Keywords: nlp, weak supervision, text classification, sentiment analysis
Abstract: A way to overcome expensive and time-consuming manual data labeling is weak supervision - automatic annotation of data samples via a predefined set of labeling functions (LFs), rule-based mechanisms that generate artificial labels for the classes associated with the LFs. In this work, we investigate noise reduction techniques for weak supervision based on the principle of k-fold cross-validation. We introduce a new algorithm ULF for denoising weakly annotated data which uses models trained on all but some LFs to detect and correct biases specific to the held-out LFs. Specifically, ULF refines the allocation of LFs to classes by re-estimating this assignment on highly reliable cross-validated samples. We realize two variants of this algorithm: feature-based ULF (relying on count-based feature vectors), and DeepULF (fine-tuning pre-trained language models). We compare ULF to methods originally developed for detecting erroneous samples in manually annotated data, as well as to our extensions of such methods to the weakly supervised setting. Our new weak supervision-specific methods (ULF and extensions) leverage the information about matching LFs, making detecting noisy samples more accurate. Evaluation on several datasets shows that ULF can successfully improve weakly supervised learning without utilizing any manually labeled data.

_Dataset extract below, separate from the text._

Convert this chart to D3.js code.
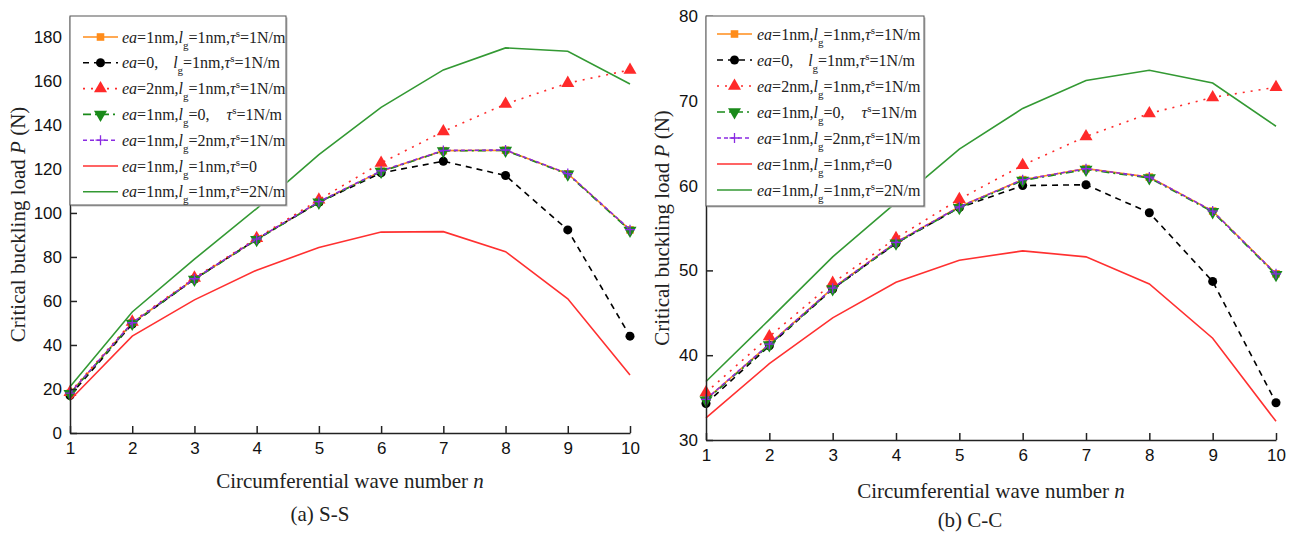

Anonymous Url: I certify that there is no URL (e.g., github page) that could be used to find authors’ identity.
No Acknowledgement Section: I certify that there is no acknowledgement section in this submission for double blind review.
Code Of Ethics: I acknowledge that I and all co-authors of this work have read and commit to adhering to the ICLR Code of Ethics
Submission Guidelines: Yes
Please Choose The Closest Area That Your Submission Falls Into: Applications (eg, speech processing, computer vision, NLP)
TL;DR: We introduce a new algorithm ULF for denoising weakly annotated data based on the principle of k-fold cross-validation. ULF uses models trained on all but some LFs to detect and correct biases specific to the held-out LFs.